* _Data shown_
______
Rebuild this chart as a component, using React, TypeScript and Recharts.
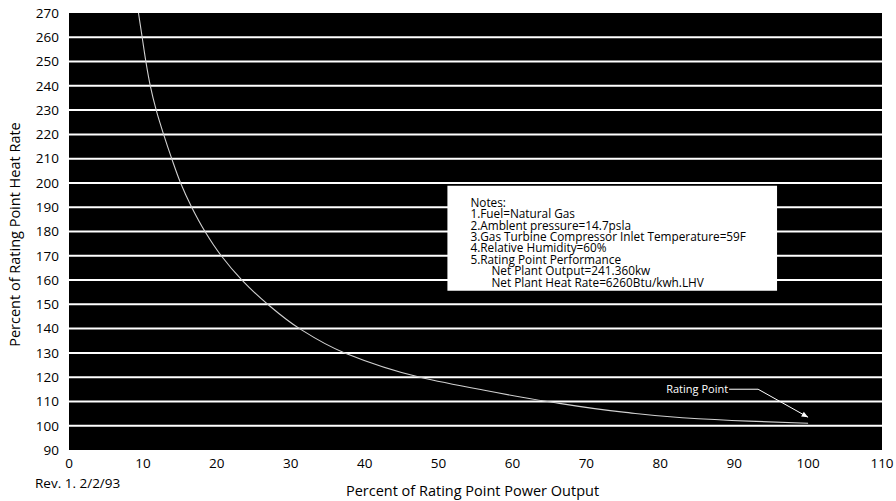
______
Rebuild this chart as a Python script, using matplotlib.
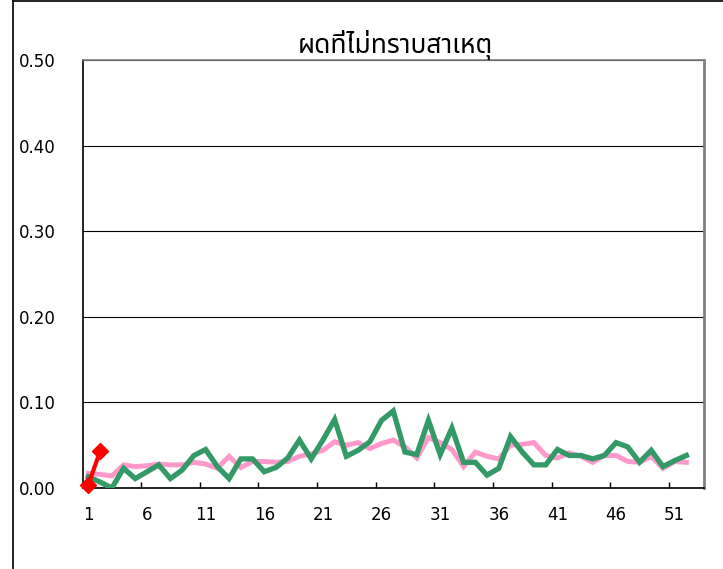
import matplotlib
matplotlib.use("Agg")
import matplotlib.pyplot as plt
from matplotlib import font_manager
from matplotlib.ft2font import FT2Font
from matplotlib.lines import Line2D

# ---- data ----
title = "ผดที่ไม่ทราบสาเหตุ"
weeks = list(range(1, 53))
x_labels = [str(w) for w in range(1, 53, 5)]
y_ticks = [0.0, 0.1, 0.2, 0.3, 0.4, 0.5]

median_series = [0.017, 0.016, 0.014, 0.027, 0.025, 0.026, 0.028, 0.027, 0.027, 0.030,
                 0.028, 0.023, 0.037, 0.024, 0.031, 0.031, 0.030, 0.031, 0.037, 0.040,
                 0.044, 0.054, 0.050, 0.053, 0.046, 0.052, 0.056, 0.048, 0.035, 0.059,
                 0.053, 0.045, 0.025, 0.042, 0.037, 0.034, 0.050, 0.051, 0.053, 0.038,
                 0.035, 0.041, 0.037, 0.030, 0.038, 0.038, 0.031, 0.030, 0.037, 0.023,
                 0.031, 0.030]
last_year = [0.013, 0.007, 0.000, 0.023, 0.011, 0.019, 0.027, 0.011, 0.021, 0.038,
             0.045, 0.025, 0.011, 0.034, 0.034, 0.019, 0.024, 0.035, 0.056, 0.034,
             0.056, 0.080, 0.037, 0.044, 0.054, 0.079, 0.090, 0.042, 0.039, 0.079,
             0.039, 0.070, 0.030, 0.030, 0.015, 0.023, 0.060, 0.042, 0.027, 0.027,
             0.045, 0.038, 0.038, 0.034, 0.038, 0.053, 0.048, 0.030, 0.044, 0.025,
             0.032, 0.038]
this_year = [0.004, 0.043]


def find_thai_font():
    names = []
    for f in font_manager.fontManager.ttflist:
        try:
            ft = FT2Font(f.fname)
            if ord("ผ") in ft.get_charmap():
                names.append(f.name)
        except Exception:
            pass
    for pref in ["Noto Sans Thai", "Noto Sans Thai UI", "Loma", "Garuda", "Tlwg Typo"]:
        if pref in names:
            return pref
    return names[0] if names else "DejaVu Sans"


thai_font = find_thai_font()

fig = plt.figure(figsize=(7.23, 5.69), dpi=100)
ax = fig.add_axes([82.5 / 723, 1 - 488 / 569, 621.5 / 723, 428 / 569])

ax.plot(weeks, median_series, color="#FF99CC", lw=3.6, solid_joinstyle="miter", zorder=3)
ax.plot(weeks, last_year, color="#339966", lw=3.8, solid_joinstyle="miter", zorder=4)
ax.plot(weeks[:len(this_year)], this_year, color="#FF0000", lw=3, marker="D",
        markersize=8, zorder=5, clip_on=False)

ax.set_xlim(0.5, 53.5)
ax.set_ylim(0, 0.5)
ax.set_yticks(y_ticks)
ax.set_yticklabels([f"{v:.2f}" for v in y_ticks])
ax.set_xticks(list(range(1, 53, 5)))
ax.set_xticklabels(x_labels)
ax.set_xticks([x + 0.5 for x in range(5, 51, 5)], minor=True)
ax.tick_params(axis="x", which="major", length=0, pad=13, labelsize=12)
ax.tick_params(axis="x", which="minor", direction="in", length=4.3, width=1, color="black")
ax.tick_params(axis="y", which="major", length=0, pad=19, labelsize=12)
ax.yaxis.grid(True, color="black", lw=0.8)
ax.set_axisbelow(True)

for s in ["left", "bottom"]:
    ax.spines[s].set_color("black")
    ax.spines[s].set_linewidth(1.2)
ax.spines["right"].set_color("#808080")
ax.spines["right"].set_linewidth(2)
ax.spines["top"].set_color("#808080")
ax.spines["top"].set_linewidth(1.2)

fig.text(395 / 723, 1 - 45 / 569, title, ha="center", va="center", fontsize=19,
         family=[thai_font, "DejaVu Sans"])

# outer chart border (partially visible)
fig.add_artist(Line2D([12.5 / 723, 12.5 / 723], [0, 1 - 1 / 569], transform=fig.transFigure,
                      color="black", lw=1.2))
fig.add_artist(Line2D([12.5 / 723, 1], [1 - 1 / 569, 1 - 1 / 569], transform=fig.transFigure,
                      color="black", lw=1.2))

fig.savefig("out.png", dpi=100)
______
* _Work instructions_
Both the line with "Rebuild this chart as a Python" and the line with "from matplotlib.lines import Line2D" are included: reproduce them and every line between, exactly, with pictures omitted.

* _Response to the exercise_
Rebuild this chart as a Python script, using matplotlib.
import matplotlib
matplotlib.use("Agg")
import matplotlib.pyplot as plt
from matplotlib import font_manager
from matplotlib.ft2font import FT2Font
from matplotlib.lines import Line2D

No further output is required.